L’utilizzo del voto di fiducia, da parte del governo, per far passare progetti di legge più o meno ordinari è un tema che fa spesso infervorare gli esponenti dell’opposizione parlamentare, qualsiasi essa sia. Da Di Pietro contro Monti a Brunetta e Meloni contro Renzi, fino ad arrivare a Di Battista che conta, quindi, illustri predecessori.
Le questioni di fiducia su progetti di legge poste dal governo Renzi sono 20 (10 al Senato e 10 alla Camera), una in più di quante ne ha contate Di Battista. Dal momento del suo insediamento – il 22 febbraio 2014 – alla data della dichiarazione del deputato 5 stelle, i mesi trascorsi sono circa 7,5 per una media di circa 2,7 voti di fiducia al mese. Ripetiamo lo stesso esercizio per gli altri tre governi dell’attuale legislatura e della precedente e otteniamo un divario ancora più rilevante di quello indicato da Di Battista. Secondo i nostri conti infatti, con 46 voti di fiducia in 42 mesi, il Berlusconi IV aveva una media di “appena” 1,1 voti di fiducia al mese, inferiore sia al 2,7 dei primi mesi di governo Renzi che all’1,8 del governo Monti. Più parco di richieste di fiducia (dovuto indubbiamente anche alla particolare composizione della maggioranza parlamentare in quel caso) il governo Letta con una media di 0,9.
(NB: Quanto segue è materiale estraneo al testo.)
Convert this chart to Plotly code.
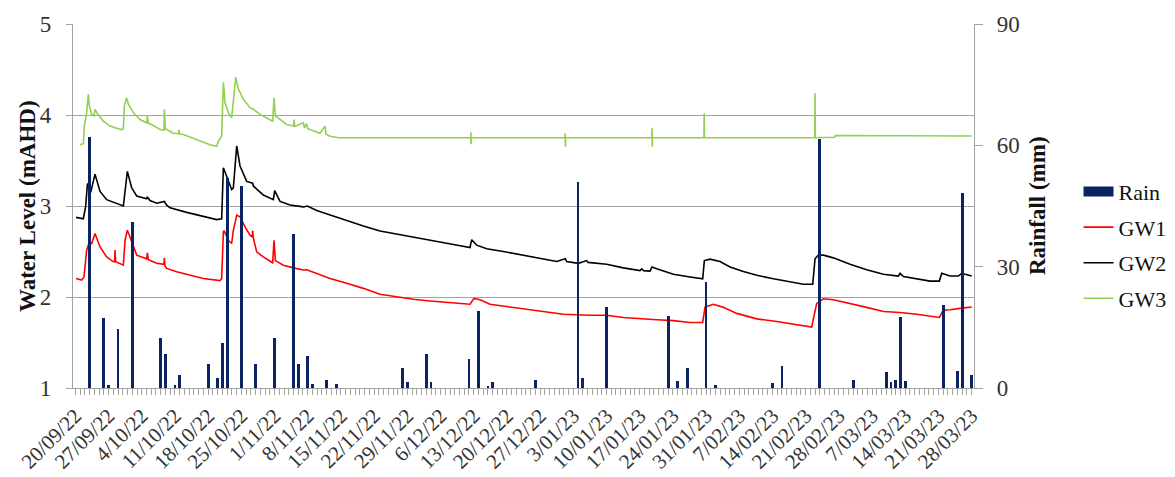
import pandas as pd
import plotly.graph_objects as go

# Daily rainfall (mm)
rain_date = [
    "2022-09-23", "2022-09-26", "2022-09-27", "2022-09-29", "2022-10-02",
    "2022-10-08", "2022-10-09", "2022-10-11", "2022-10-12", "2022-10-18",
    "2022-10-20", "2022-10-21", "2022-10-22", "2022-10-25", "2022-10-28",
    "2022-11-01", "2022-11-05", "2022-11-06", "2022-11-08", "2022-11-09",
    "2022-11-12", "2022-11-14", "2022-11-28", "2022-11-29", "2022-12-03",
    "2022-12-04", "2022-12-12", "2022-12-14", "2022-12-16", "2022-12-17",
    "2022-12-26", "2023-01-04", "2023-01-05", "2023-01-10", "2023-01-23",
    "2023-01-25", "2023-01-27", "2023-01-31", "2023-02-02", "2023-02-14",
    "2023-02-16", "2023-02-24", "2023-03-03", "2023-03-10", "2023-03-11",
    "2023-03-12", "2023-03-13", "2023-03-14", "2023-03-22", "2023-03-25",
    "2023-03-26", "2023-03-28",
]
rain_mm = [
    62.0, 17.2, 0.7, 14.7, 41.0,
    12.3, 8.5, 0.7, 3.3, 6.0,
    2.5, 11.2, 52.0, 50.0, 6.0,
    12.3, 38.0, 6.0, 7.9, 1.1,
    2.1, 1.1, 5.0, 1.4, 8.5,
    1.4, 7.1, 19.0, 0.4, 1.4,
    2.1, 51.0, 2.5, 20.0, 17.9,
    1.7, 5.0, 26.2, 0.7, 1.3,
    5.4, 61.6, 2.1, 4.0, 1.4,
    2.1, 17.6, 1.7, 20.4, 4.2,
    48.2, 3.3,
]

# Groundwater levels (mAHD) as (days since 20/09/2022, level)
gw1 = [
    (0.14, 2.204), (1.33, 2.186), (1.82, 2.22), (2.38, 2.515), (2.95, 2.606),
    (3.44, 2.588), (4.14, 2.697), (5.2, 2.55), (6.6, 2.44), (8.01, 2.387),
    (8.29, 2.387), (8.36, 2.515), (8.5, 2.387), (9.41, 2.37), (10.12, 2.35),
    (10.47, 2.624), (10.96, 2.734), (11.52, 2.66), (12.23, 2.55), (12.93, 2.46),
    (15.04, 2.42), (15.18, 2.485), (15.39, 2.41), (17.15, 2.37), (18.69, 2.36),
    (18.76, 2.43), (18.9, 2.34), (19.26, 2.314), (21.36, 2.277), (24.18, 2.24),
    (26.99, 2.204), (30.5, 2.18), (30.85, 2.204), (31.21, 2.715), (31.35, 2.73),
    (32.26, 2.624), (32.96, 2.588), (33.31, 2.73), (34.02, 2.9), (34.72, 2.88),
    (35.77, 2.77), (36.83, 2.68), (37.32, 2.66), (37.39, 2.73), (37.53, 2.65),
    (38.23, 2.496), (39.64, 2.44), (41.6, 2.376), (41.89, 2.624), (42.17, 2.40),
    (43.86, 2.35), (45.96, 2.32), (48.08, 2.296), (48.78, 2.30), (50.89, 2.26),
    (53.7, 2.204), (57.21, 2.15), (60.73, 2.095), (64.24, 2.03), (67.76, 2.0),
    (71.27, 1.975), (74.79, 1.956), (78.3, 1.94), (83.22, 1.92), (84.07, 1.985),
    (85.33, 1.97), (87.44, 1.92), (90.96, 1.894), (95.88, 1.858), (99.39, 1.83),
    (102.91, 1.81), (108.53, 1.80), (112.04, 1.80), (115.56, 1.775), (119.07, 1.76),
    (122.59, 1.75), (126.1, 1.74), (129.62, 1.72), (132.29, 1.72), (132.78, 1.89),
    (134.54, 1.92), (136.65, 1.886), (139.46, 1.82), (143.68, 1.76), (147.89, 1.73),
    (152.11, 1.70), (155.27, 1.67), (156.33, 1.93), (157.74, 1.98), (159.84, 1.97),
    (163.36, 1.93), (166.87, 1.886), (170.39, 1.84), (173.9, 1.83), (177.42, 1.81),
    (180.23, 1.79), (182.2, 1.775), (183.04, 1.856), (184.45, 1.86), (186.56, 1.875),
    (189.02, 1.89),
]
gw2 = [
    (0.14, 2.875), (1.68, 2.86), (2.17, 2.995), (2.53, 3.235), (2.74, 3.25),
    (3.23, 3.15), (4.14, 3.35), (5.2, 3.16), (6.6, 3.07), (8.01, 3.04),
    (9.77, 3.0), (10.12, 3.0), (10.96, 3.38), (11.87, 3.2), (12.93, 3.11),
    (15.04, 3.08), (15.18, 3.1), (15.74, 3.06), (17.15, 3.03), (18.76, 3.05),
    (19.26, 3.01), (19.96, 2.98), (23.47, 2.93), (26.99, 2.89), (29.8, 2.85),
    (30.85, 2.86), (31.21, 3.42), (32.96, 3.18), (33.31, 3.2), (34.02, 3.66),
    (34.72, 3.44), (36.13, 3.27), (37.39, 3.25), (37.53, 3.22), (39.64, 3.12),
    (41.75, 3.07), (42.03, 3.17), (43.16, 3.05), (45.26, 3.01), (48.08, 2.99),
    (48.92, 3.0), (50.89, 2.95), (53.7, 2.90), (57.21, 2.843), (60.73, 2.78),
    (64.24, 2.726), (67.76, 2.69), (71.27, 2.66), (74.79, 2.62), (78.3, 2.59),
    (83.22, 2.544), (83.57, 2.63), (84.63, 2.57), (86.74, 2.53), (90.25, 2.50),
    (94.47, 2.46), (98.69, 2.42), (101.5, 2.39), (103.33, 2.42), (103.6, 2.39),
    (106.07, 2.37), (107.83, 2.40), (108.1, 2.38), (112.04, 2.36), (115.56, 2.32),
    (119.07, 2.29), (119.43, 2.31), (119.8, 2.29), (121.18, 2.285), (121.6, 2.33),
    (122.59, 2.31), (126.1, 2.25), (129.62, 2.22), (132.29, 2.20), (132.64, 2.40),
    (133.84, 2.416), (135.94, 2.39), (138.05, 2.33), (140.87, 2.28), (143.68, 2.24),
    (147.19, 2.20), (150.71, 2.17), (153.52, 2.14), (155.49, 2.14), (155.98, 2.42),
    (156.68, 2.46), (157.74, 2.46), (159.84, 2.43), (163.36, 2.36), (166.87, 2.30),
    (170.39, 2.25), (173.55, 2.23), (173.9, 2.26), (174.61, 2.225), (177.42, 2.20),
    (180.23, 2.175), (182.2, 2.175), (182.69, 2.26), (184.45, 2.23), (186.21, 2.23),
    (186.91, 2.26), (189.02, 2.23),
]
gw3 = [
    (0.98, 3.674), (1.68, 3.685), (1.89, 3.878), (2.38, 4.026), (2.74, 4.23),
    (2.95, 4.1), (3.44, 4.007), (3.93, 3.99), (4.14, 4.063), (4.49, 4.026),
    (5.9, 3.933), (7.3, 3.878), (8.36, 3.86), (9.77, 3.84), (10.12, 3.85),
    (10.33, 4.1), (10.82, 4.19), (11.17, 4.12), (12.23, 4.026), (13.63, 3.95),
    (15.04, 3.915), (15.18, 3.99), (15.39, 3.91), (16.09, 3.896), (17.85, 3.84),
    (18.69, 3.835), (18.76, 4.063), (18.97, 3.85), (20.66, 3.80), (21.78, 3.795),
    (21.85, 3.84), (21.99, 3.79), (22.77, 3.785), (25.58, 3.73), (28.39, 3.674),
    (29.8, 3.656), (30.15, 3.71), (30.85, 3.767), (31.21, 4.36), (31.56, 4.137),
    (32.26, 4.026), (32.96, 3.97), (33.31, 4.174), (33.81, 4.415), (34.37, 4.285),
    (35.42, 4.174), (36.83, 4.08), (37.53, 4.063), (38.94, 4.007), (41.6, 3.933),
    (41.89, 4.19), (42.17, 3.99), (44.56, 3.896), (46.04, 3.88), (46.11, 3.95),
    (46.25, 3.875), (48.08, 3.915), (48.3, 3.86), (48.78, 3.905), (49.0, 3.85),
    (49.48, 3.84), (51.59, 3.80), (52.64, 3.878), (52.85, 3.79), (53.7, 3.767),
    (55.5, 3.75), (83.35, 3.75), (83.4, 3.81), (83.45, 3.68), (83.5, 3.75),
    (103.25, 3.75), (103.3, 3.80), (103.35, 3.65), (103.4, 3.75), (121.55, 3.75),
    (121.6, 3.86), (121.65, 3.65), (121.7, 3.75), (132.55, 3.75), (132.6, 4.02),
    (132.65, 3.75), (155.93, 3.75), (155.98, 4.24), (156.05, 3.75), (160.1, 3.755),
    (160.2, 3.775), (189.02, 3.77),
]

START = pd.Timestamp("2022-09-20")
SERIF = "Liberation Serif"
GRID = "#a3a3a3"
TEXT = "#333333"


def to_xy(series):
    days, levels = zip(*series)
    return START + pd.to_timedelta(list(days), unit="D"), list(levels)


fig = go.Figure()

fig.add_trace(go.Bar(
    x=pd.to_datetime(rain_date), y=rain_mm, yaxis="y2",
    marker=dict(color="#0a2463", line=dict(width=0)),
    width=0.6 * 86400000, showlegend=False, name="Rain",
))
# legend key for the rainfall bars
fig.add_trace(go.Scatter(
    x=[None], y=[None], mode="lines", name="Rain",
    line=dict(color="#0a2463", width=11), legendgroup="a",
))

for name, data, color, grp in [("GW1", gw1, "#ff0000", "b"),
                               ("GW2", gw2, "#000000", "c"),
                               ("GW3", gw3, "#92d050", "d")]:
    xs, ys = to_xy(data)
    fig.add_trace(go.Scatter(
        x=xs, y=ys, mode="lines", name=name, legendgroup=grp,
        line=dict(color=color, width=1.6),
    ))

fig.update_layout(
    width=1175, height=477,
    margin=dict(l=73, r=201, t=24, b=89, autoexpand=False),
    paper_bgcolor="white", plot_bgcolor="white",
    font=dict(family=SERIF, size=21, color=TEXT),
    showlegend=True,
    legend=dict(
        x=1.116, y=0.597, xanchor="left", yanchor="top",
        traceorder="grouped", tracegroupgap=4,
        font=dict(family=SERIF, size=22, color="#111111"),
        bgcolor="rgba(0,0,0,0)",
    ),
    bargap=0,
    xaxis=dict(
        type="date", automargin=False,
        range=["2022-09-19 12:00", "2023-03-28 12:00"],
        tick0="2022-09-20", dtick=7 * 86400000,
        tickformat="%-d/%m/%y", tickangle=-45,
        ticks="outside", ticklen=6, tickcolor=GRID, ticklabelstandoff=0,
        showline=True, linecolor=GRID, linewidth=1.3,
        showgrid=False, zeroline=False,
        minor=dict(ticks="outside", ticklen=6, dtick=86400000,
                   tick0="2022-09-20", tickcolor=GRID, showgrid=False),
        tickfont=dict(family=SERIF, size=21, color=TEXT),
    ),
    yaxis=dict(
        range=[1, 5], dtick=1, tick0=1, automargin=False,
        showgrid=True, gridcolor=GRID, gridwidth=1.3,
        ticks="outside", ticklen=6, tickcolor=GRID, ticklabelstandoff=10,
        showline=True, linecolor=GRID, linewidth=1.3, zeroline=False,
        tickfont=dict(family=SERIF, size=23, color=TEXT),
    ),
    yaxis2=dict(
        range=[0, 90], dtick=30, tick0=0, automargin=False,
        overlaying="y", side="right", showgrid=False,
        ticks="outside", ticklen=8, tickcolor=GRID, ticklabelstandoff=9,
        showline=True, linecolor=GRID, linewidth=1.3, zeroline=False,
        tickfont=dict(family=SERIF, size=23, color=TEXT),
    ),
    annotations=[
        dict(text="<b>Water Level (mAHD)</b>", textangle=-90,
             xref="paper", yref="paper", x=-0.051, y=0.5,
             xanchor="center", yanchor="middle", showarrow=False,
             font=dict(family=SERIF, size=23, color="#111111")),
        dict(text="<b>Rainfall (mm)</b>", textangle=-90,
             xref="paper", yref="paper", x=1.07, y=0.5,
             xanchor="center", yanchor="middle", showarrow=False,
             font=dict(family=SERIF, size=23, color="#111111")),
    ],
)

fig.write_html("out.html")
Per completezza di informazione confrontiamo il numero di voti di fiducia ottenuti nello stesso periodo (i primi sette mesi e mezzo di operato) dai quattro governi riportati nel grafico in basso. Il quadro cambia nei primi posti: con 29 fiducie richieste il governo Monti aveva un tasso di utilizzo dello strumento pari a 3,9 al mese nei primi mesi di attività, a fronte delle 20 di Renzi (2,7/mese), 10 del governo Berlusconi (1,3/mese) e appena 3 di Letta (0,4/mese).
Di Battista scivola sui numeri ma non sul senso del confronto, concediamo quindi un “Vero”.